The barrier structure could reduce G-R, TAT and BTBT currents by removing the electric field from the narrow absorption layer to the large-bandgap barrier. These dark current components are all related to defects in the absorption layer, so their reduction is more obvious for the low temperature range. In addition, because the barrier is placed on top of the absorption layer, it could serve as a passivation layer and reduce surface leakage current [37], even at high temperatures.

Therefore, the AlGaAsSb barrier could effectively reduce dark current and improve the performance of the PD at both low and high temperatures.

As summarized in

Table 2. The comparison of our work to other MWIR InAs/GaSb PDs with barriers.

Barrier	Dark Current Density Without the Barrier (A/cm2)	Dark Current Density with the Barrier (A/cm2)	Factor of Reduction	Specific Detectivity (cm·Hz1/2·W−1)
This work	1.59 × 10−3	1.83 × 10−5	86.9	3.37 × 1011
Al0.2Ga0.8Sb [38]	9 × 10−3	1 × 10−4	90	1 × 1011
InAs/GaSb SL [39]	5.53 × 10−3	1 × 10−4	55.3	1.28 × 1011
AlSb [40]	0.8 × 10−2	1.5 × 10−4	53.3	N/A
M Barrier [41]	0.91 × 10−4	1.14 × 10−5	7.98	5.7 × 1011

, the pBn PD in our work could suppress dark current by a factor of 86.9 compared to its pn counterpart, while maintaining a competitive specific detectivity level. The performance is also compared to the other four barriers in InAs/GaSb SL PDs in Table 2. Comparable or better improvement in the dark current density is obtained. The dark current density and specific detectivity in our work are of the same magnitude as those in traditional AlGaSb [38] and InAs/GaSb SL [39] barriers, validating the simulation models and parameters for the proposed structure.

Compared to traditional AlGaSb and SL barriers, the AlGaAsSb quaternary barrier offers more flexibility in achieving zero VBO to the absorber by tuning both Al and As components in the alloy.

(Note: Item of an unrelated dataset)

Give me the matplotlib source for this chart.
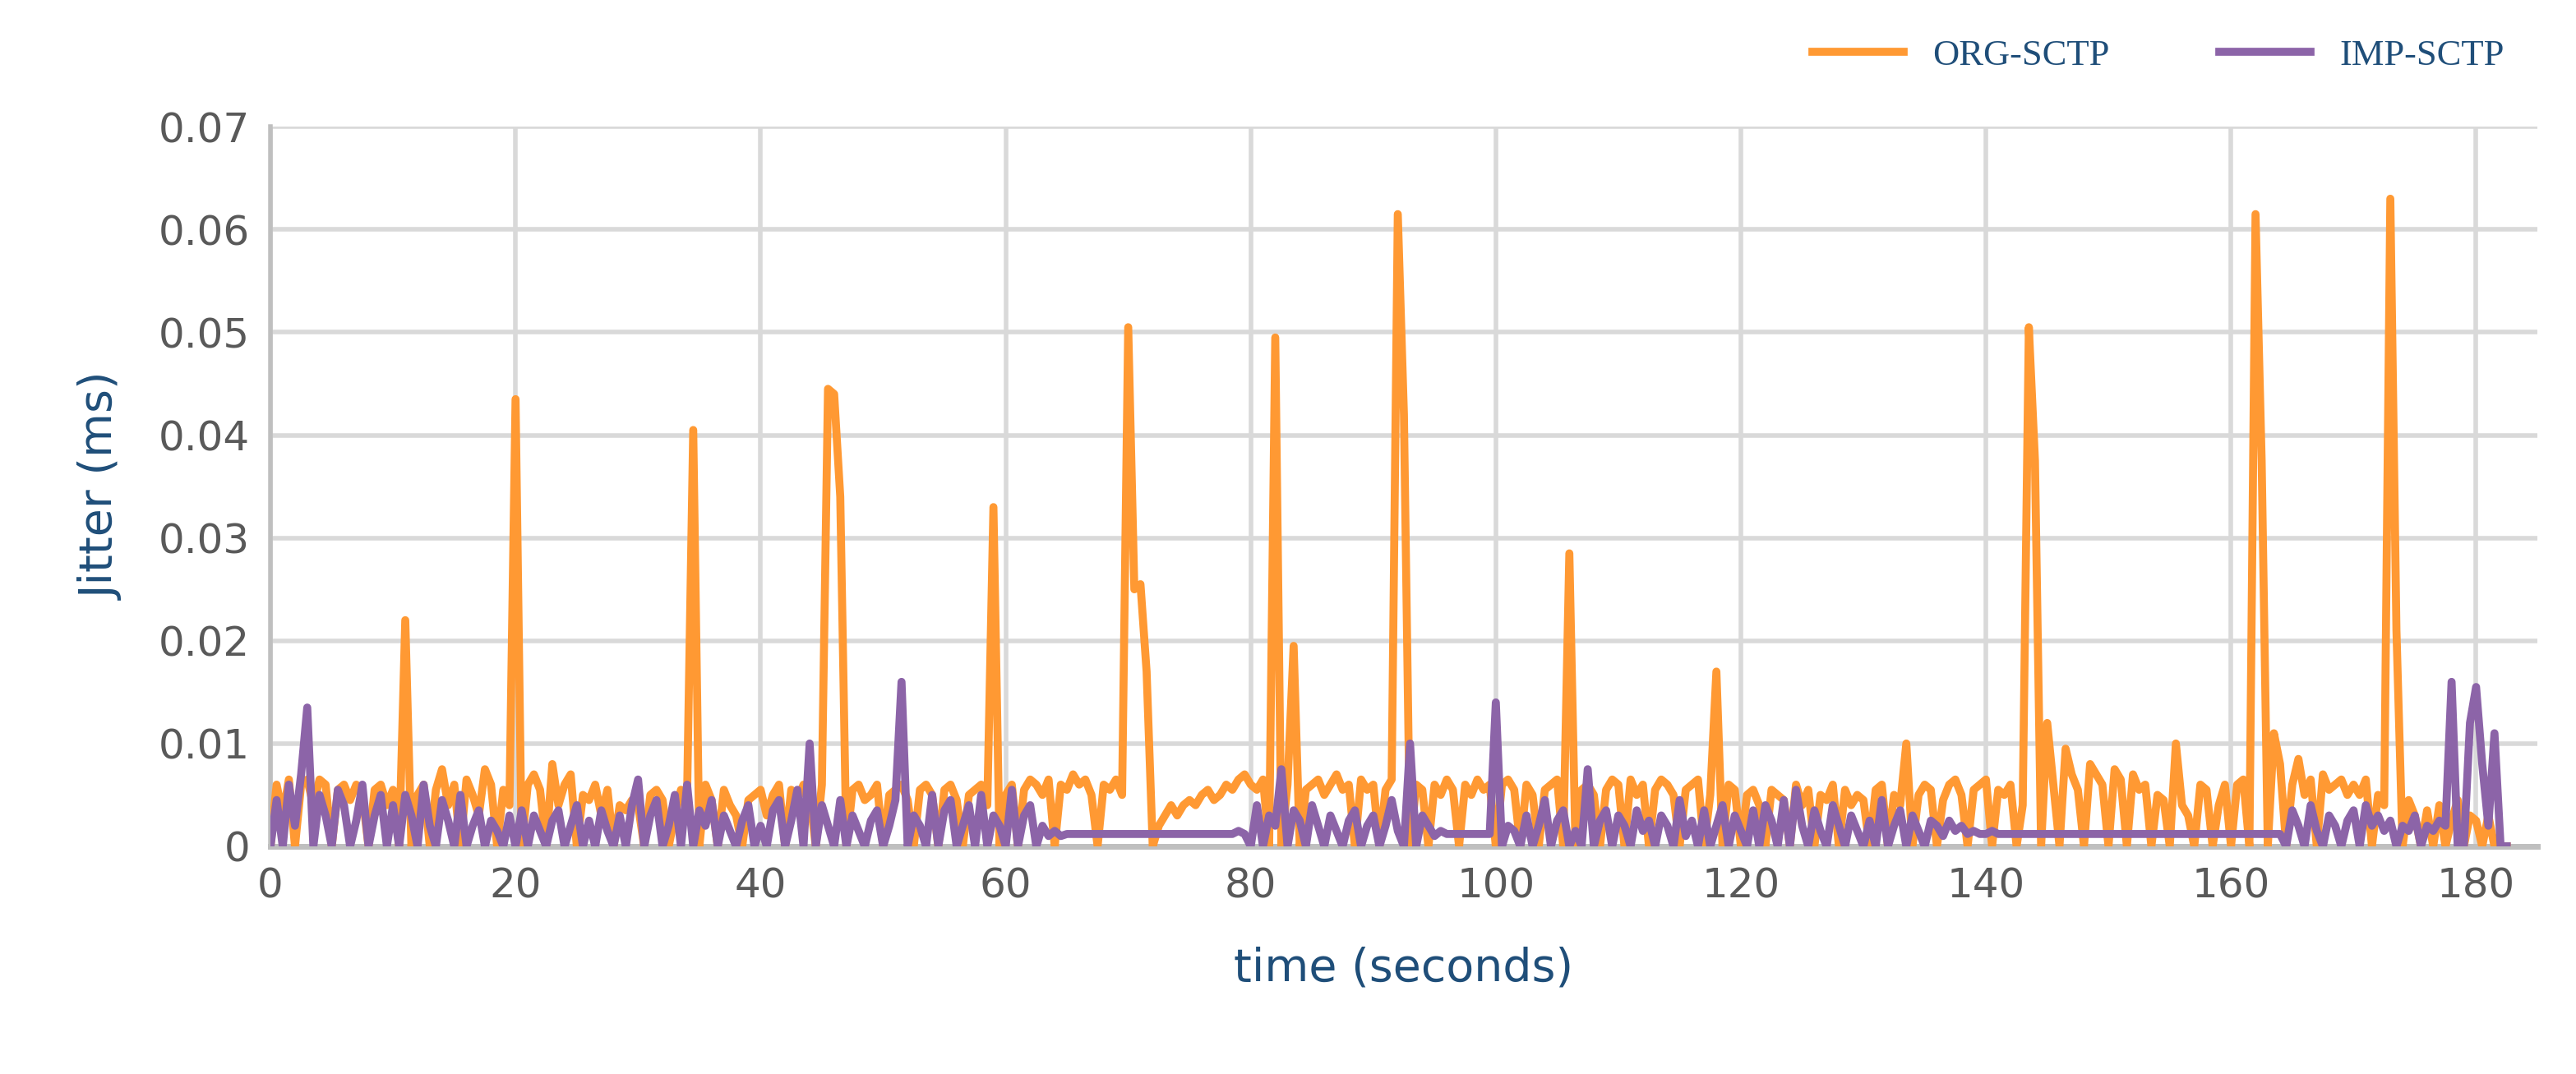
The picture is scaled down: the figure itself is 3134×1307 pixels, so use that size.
import numpy as np
import matplotlib.pyplot as plt

# jitter values in units of 1e-4 ms, sampled every 0.5 s
org_sctp = [
    0, 60, 30, 65, 0, 60, 65, 40, 65, 60, 0, 55, 60, 45, 60, 50, 0, 55, 60, 40,
    55, 0, 220, 0, 50, 60, 0, 55, 75, 40, 60, 0, 65, 50, 30, 75, 60, 0, 55, 40,
    435, 0, 60, 70, 55, 0, 80, 40, 60, 70, 0, 50, 45, 60, 30, 55, 0, 40, 35, 45,
    40, 0, 50, 55, 45, 0, 30, 55, 50, 405, 0, 60, 45, 0, 55, 40, 30, 0, 45, 50,
    55, 30, 50, 60, 0, 55, 45, 60, 50, 0, 60, 445, 440, 340, 0, 55, 60, 45, 50, 60,
    0, 50, 55, 60, 45, 0, 55, 60, 50, 0, 55, 60, 45, 0, 50, 55, 60, 40, 330, 0,
    50, 60, 0, 55, 65, 60, 50, 65, 0, 60, 55, 70, 60, 65, 50, 0, 60, 55, 65, 50,
    505, 250, 255, 170, 0, 20, 30, 40, 30, 40, 45, 40, 50, 55, 45, 50, 60, 55, 65, 70,
    60, 55, 65, 0, 495, 0, 60, 195, 0, 55, 60, 65, 50, 60, 70, 55, 60, 0, 65, 55,
    60, 0, 55, 65, 615, 420, 0, 60, 55, 0, 60, 50, 65, 55, 0, 60, 50, 65, 55, 60,
    0, 60, 65, 55, 0, 60, 50, 0, 55, 60, 65, 0, 285, 0, 55, 60, 50, 0, 55, 65,
    60, 0, 65, 50, 60, 0, 55, 65, 60, 50, 0, 55, 60, 65, 0, 50, 170, 0, 60, 55,
    0, 50, 55, 40, 0, 55, 50, 45, 0, 60, 40, 55, 0, 50, 45, 60, 0, 55, 40, 50,
    45, 0, 55, 60, 0, 50, 40, 100, 0, 50, 60, 55, 0, 45, 60, 65, 50, 0, 55, 60,
    65, 0, 55, 50, 60, 0, 40, 505, 375, 0, 120, 60, 0, 95, 70, 55, 0, 80, 70, 60,
    0, 75, 65, 0, 70, 55, 60, 0, 50, 45, 0, 100, 40, 30, 0, 60, 55, 0, 40, 60,
    0, 60, 65, 0, 615, 375, 0, 110, 80, 0, 60, 85, 50, 65, 0, 70, 55, 60, 65, 50,
    60, 50, 65, 0, 50, 40, 630, 210, 0, 45, 30, 0, 35, 0, 40, 0, 25, 45, 0, 30,
    25, 0, 30, 0, 0, 0,
]

imp_sctp = [
    0, 45, 0, 60, 20, 70, 135, 0, 50, 30, 0, 55, 40, 0, 25, 60, 0, 30, 50, 0,
    40, 0, 50, 30, 0, 60, 20, 0, 45, 25, 0, 50, 0, 20, 35, 0, 25, 15, 0, 30,
    0, 35, 0, 30, 15, 0, 25, 35, 0, 20, 40, 0, 25, 0, 35, 15, 0, 30, 0, 40,
    65, 0, 30, 45, 0, 20, 50, 0, 60, 0, 35, 20, 45, 0, 30, 15, 0, 25, 40, 0,
    20, 0, 35, 45, 0, 25, 55, 0, 100, 0, 40, 20, 0, 45, 0, 30, 15, 0, 25, 35,
    0, 20, 45, 160, 0, 30, 20, 0, 50, 0, 35, 45, 0, 20, 40, 0, 50, 0, 30, 20,
    0, 55, 0, 30, 40, 0, 20, 10, 15, 10, 12, 12, 12, 12, 12, 12, 12, 12, 12, 12,
    12, 12, 12, 12, 12, 12, 12, 12, 12, 12, 12, 12, 12, 12, 12, 12, 12, 12, 15, 12,
    0, 40, 0, 30, 20, 75, 0, 35, 25, 0, 40, 20, 0, 30, 15, 0, 25, 35, 0, 20,
    30, 0, 20, 45, 15, 0, 100, 0, 30, 20, 10, 15, 12, 12, 12, 12, 12, 12, 12, 12,
    140, 0, 20, 15, 0, 30, 0, 20, 45, 0, 25, 35, 0, 15, 0, 75, 0, 25, 35, 0,
    30, 20, 0, 35, 15, 25, 0, 30, 20, 0, 45, 10, 25, 0, 35, 0, 20, 40, 0, 30,
    15, 0, 35, 0, 40, 25, 0, 45, 0, 55, 20, 0, 35, 15, 0, 40, 20, 0, 30, 15,
    0, 25, 0, 45, 0, 20, 35, 0, 30, 15, 0, 25, 20, 10, 25, 15, 20, 12, 15, 12,
    12, 15, 12, 12, 12, 12, 12, 12, 12, 12, 12, 12, 12, 12, 12, 12, 12, 12, 12, 12,
    12, 12, 12, 12, 12, 12, 12, 12, 12, 12, 12, 12, 12, 12, 12, 12, 12, 12, 12, 12,
    12, 12, 12, 12, 12, 12, 12, 12, 12, 0, 35, 20, 0, 40, 15, 0, 30, 20, 0, 25,
    35, 0, 40, 20, 30, 15, 25, 0, 20, 15, 30, 0, 20, 15, 25, 20, 160, 0, 0, 120,
    155, 80, 20, 110, 0, 0,
]

step = 0.5
y_org = np.array(org_sctp) * 1e-4
y_imp = np.array(imp_sctp) * 1e-4
t_org = np.arange(len(y_org)) * step
t_imp = np.arange(len(y_imp)) * step

navy = '#1f4e79'
fig = plt.figure(figsize=(31.34, 13.07), dpi=100)
ax = fig.add_axes([0.105, 0.212, 0.88, 0.67])

ax.plot(t_org, y_org, color='#ff9933', lw=7, label='ORG-SCTP', zorder=3)
ax.plot(t_imp, y_imp, color='#8c64a8', lw=7, label='IMP-SCTP', zorder=4)

ax.set_xlim(0, 185)
ax.set_ylim(0, 0.07)
ax.set_xticks(np.arange(0, 181, 20))
ax.set_yticks(np.arange(0, 0.071, 0.01))
ax.set_yticklabels(['0'] + ['%.2f' % v for v in np.arange(0.01, 0.071, 0.01)])
ax.grid(True, color='#d9d9d9', lw=4)
ax.set_axisbelow(True)
for s in ['top', 'right']:
    ax.spines[s].set_visible(False)
ax.spines['left'].set_color('#bfbfbf')
ax.spines['left'].set_linewidth(4)
ax.spines['bottom'].set_color('#bfbfbf')
ax.spines['bottom'].set_linewidth(5)
ax.tick_params(length=0, labelsize=36, labelcolor='#595959', pad=18)

ax.set_xlabel('time (seconds)', fontsize=40, color=navy, labelpad=35)
ax.set_ylabel('Jitter (ms)', fontsize=40, color=navy, labelpad=30)

leg = ax.legend(loc='lower right', bbox_to_anchor=(1.0, 1.03), ncol=2, frameon=False,
                prop={'family': 'Liberation Serif', 'size': 32}, handlelength=2.5,
                columnspacing=3)
for line in leg.get_lines():
    line.set_linewidth(7)
for txt in leg.get_texts():
    txt.set_color(navy)

fig.savefig('out.png', dpi=100)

Furthermore, compared to the InAs/GaSb SL barrier, the growth process of the AlGaAsSb quaternary alloy demonstrates relatively less complexity. The growth of the InAs/GaSb SL has difficulties in precise interface engineering, narrow temperature window control, and inherent defect formation. In contrast, the primary difficulty for quaternary compounds predominantly lies in achieving precise compositional uniformity across the material system.

4. Conclusions

In this work, a high-performance MWIR pBn PD based on a quaternary AlGaAsSb barrier was designed and analyzed. Through detailed calculation, an Al_0.39Ga_0.61As_0.08Sb_0.92 barrier layer was selected to achieve lattice matching and optimal band alignment, offering a high CBO of 1.04 eV to block majority electrons and a zero VBO to ensure efficient hole transport. The device structure was further optimized, with a barrier thickness of 0.3 µm and a doping concentration of 5 × 10¹⁵ cm⁻³ as the ideal parameters to suppress dark current without compromising QE.

The optimized pBn detector achieves a dark current density of 1.83 × 10⁻⁵ A/cm² at 150 K, approximately two orders of magnitude lower than that of the pn structure. The analysis of the recombination rates suggests that both the G-R and TAT currents could be reduced and the reduction for the TAT is more pronounced under low reversed biases. The results are helpful in understanding the effect of the barrier in reducing different dark current components and the simulation of the pBn PD demonstrates the potential of the designed AlGaAsSb barrier in realizing high-operating-temperature InAs/GaSb SL infrared detectors.